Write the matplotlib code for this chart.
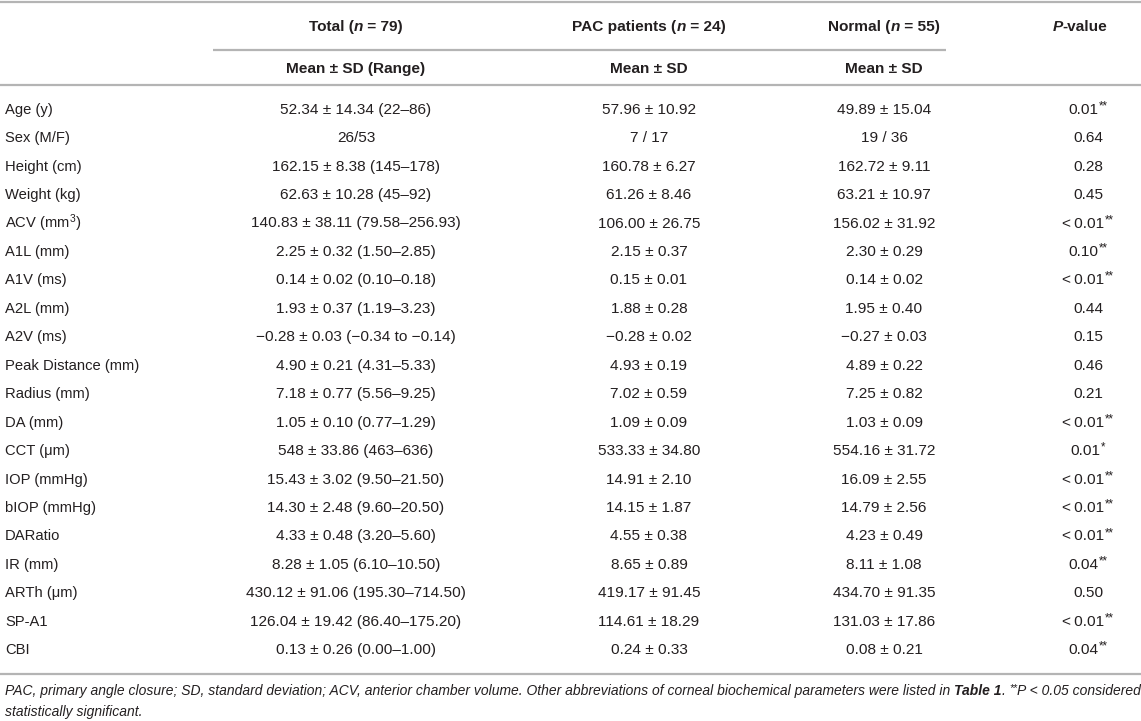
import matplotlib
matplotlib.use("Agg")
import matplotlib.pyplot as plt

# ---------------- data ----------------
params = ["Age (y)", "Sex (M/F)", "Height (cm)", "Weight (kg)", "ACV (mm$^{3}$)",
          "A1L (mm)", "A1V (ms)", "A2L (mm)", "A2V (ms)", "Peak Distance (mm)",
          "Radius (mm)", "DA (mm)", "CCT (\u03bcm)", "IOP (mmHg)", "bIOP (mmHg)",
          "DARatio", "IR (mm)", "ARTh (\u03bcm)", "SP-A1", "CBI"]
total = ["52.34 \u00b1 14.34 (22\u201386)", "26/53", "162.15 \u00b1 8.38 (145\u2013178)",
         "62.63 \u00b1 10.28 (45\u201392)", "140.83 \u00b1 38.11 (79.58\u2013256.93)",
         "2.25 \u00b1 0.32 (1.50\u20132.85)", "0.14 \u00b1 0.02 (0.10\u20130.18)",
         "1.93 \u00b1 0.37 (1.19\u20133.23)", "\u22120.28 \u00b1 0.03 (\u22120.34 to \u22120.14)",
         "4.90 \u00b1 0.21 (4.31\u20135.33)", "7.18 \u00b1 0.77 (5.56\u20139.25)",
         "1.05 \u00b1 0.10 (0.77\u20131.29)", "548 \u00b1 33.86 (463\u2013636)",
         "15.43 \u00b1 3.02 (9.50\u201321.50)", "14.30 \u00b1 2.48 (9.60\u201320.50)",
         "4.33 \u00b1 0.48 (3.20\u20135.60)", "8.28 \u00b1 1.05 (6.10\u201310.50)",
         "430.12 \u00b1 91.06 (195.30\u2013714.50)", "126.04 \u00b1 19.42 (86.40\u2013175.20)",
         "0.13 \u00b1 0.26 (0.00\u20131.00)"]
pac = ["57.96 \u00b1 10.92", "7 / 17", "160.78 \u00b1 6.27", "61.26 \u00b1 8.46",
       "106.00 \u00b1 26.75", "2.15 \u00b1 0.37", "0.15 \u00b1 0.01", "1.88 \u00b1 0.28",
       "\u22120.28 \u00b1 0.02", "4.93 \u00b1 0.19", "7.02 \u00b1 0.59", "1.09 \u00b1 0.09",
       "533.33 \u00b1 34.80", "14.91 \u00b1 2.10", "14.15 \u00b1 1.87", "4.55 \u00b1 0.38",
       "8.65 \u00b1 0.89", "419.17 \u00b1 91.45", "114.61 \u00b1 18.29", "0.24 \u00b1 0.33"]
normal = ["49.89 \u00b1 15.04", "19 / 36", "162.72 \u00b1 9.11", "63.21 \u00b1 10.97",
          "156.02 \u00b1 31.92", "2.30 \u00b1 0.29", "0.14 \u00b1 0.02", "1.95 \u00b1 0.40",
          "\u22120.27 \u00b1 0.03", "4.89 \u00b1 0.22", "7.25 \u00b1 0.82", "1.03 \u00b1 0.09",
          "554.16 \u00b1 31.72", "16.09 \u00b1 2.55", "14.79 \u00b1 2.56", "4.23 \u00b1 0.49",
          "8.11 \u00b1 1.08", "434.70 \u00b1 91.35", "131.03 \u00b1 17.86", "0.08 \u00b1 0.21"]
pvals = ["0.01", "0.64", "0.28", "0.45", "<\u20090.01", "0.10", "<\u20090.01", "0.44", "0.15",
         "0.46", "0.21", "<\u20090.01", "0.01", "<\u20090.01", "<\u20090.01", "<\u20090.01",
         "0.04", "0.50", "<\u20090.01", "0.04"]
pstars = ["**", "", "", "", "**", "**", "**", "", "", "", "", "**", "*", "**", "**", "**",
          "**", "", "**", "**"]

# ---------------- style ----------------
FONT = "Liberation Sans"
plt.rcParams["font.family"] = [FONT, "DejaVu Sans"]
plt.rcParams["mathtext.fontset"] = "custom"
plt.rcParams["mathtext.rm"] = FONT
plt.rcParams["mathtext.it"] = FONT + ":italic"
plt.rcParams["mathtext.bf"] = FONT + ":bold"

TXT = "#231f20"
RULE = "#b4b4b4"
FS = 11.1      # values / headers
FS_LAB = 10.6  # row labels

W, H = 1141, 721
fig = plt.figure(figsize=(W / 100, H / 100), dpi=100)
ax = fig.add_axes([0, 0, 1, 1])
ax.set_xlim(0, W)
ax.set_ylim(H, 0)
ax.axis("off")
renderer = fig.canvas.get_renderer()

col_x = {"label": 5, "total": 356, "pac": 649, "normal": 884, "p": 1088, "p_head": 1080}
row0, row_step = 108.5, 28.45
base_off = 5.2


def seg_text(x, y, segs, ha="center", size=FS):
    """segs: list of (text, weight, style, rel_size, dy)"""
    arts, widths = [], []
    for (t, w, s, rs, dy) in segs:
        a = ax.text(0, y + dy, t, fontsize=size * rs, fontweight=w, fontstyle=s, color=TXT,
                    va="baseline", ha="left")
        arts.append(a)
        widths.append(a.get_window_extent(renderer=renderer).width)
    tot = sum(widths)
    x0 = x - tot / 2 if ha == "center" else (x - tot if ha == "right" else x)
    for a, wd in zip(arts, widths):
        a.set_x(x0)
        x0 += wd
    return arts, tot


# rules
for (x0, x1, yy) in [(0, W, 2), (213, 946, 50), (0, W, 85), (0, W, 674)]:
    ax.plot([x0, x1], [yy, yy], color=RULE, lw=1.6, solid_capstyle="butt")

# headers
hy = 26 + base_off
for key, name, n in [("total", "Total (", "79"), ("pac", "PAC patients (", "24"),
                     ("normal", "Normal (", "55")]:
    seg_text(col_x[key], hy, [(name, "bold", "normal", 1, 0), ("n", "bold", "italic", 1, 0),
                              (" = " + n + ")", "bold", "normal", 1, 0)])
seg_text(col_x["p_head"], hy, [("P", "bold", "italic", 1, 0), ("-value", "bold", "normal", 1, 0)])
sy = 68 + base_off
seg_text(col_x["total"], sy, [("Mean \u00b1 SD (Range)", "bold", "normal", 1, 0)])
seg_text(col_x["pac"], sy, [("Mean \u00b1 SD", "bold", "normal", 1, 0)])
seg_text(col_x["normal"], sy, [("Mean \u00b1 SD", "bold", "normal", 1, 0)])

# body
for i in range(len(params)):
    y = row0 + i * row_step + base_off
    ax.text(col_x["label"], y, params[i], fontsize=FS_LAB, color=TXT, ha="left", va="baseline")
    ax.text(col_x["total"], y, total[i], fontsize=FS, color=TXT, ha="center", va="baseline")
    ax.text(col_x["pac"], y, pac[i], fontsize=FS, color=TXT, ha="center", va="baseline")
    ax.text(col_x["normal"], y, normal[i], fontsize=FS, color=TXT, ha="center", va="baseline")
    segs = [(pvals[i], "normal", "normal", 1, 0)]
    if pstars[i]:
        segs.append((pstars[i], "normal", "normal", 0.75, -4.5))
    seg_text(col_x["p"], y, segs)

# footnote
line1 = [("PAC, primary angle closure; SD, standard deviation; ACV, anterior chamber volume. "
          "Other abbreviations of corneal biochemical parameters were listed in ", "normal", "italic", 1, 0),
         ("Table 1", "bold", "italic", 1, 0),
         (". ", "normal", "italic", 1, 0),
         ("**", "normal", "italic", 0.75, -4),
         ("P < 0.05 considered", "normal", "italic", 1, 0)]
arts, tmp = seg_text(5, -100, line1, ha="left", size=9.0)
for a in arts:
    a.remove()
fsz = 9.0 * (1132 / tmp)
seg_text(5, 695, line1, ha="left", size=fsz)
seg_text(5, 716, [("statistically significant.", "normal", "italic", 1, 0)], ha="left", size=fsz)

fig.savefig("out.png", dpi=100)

==========

— STATED PROBLEM —
Gather and copy every line of the data in which the string "matplotlib" is found.

— ANSWER TO THIS EXERCISE —
Write the matplotlib code for this chart.
import matplotlib
matplotlib.use("Agg")
import matplotlib.pyplot as plt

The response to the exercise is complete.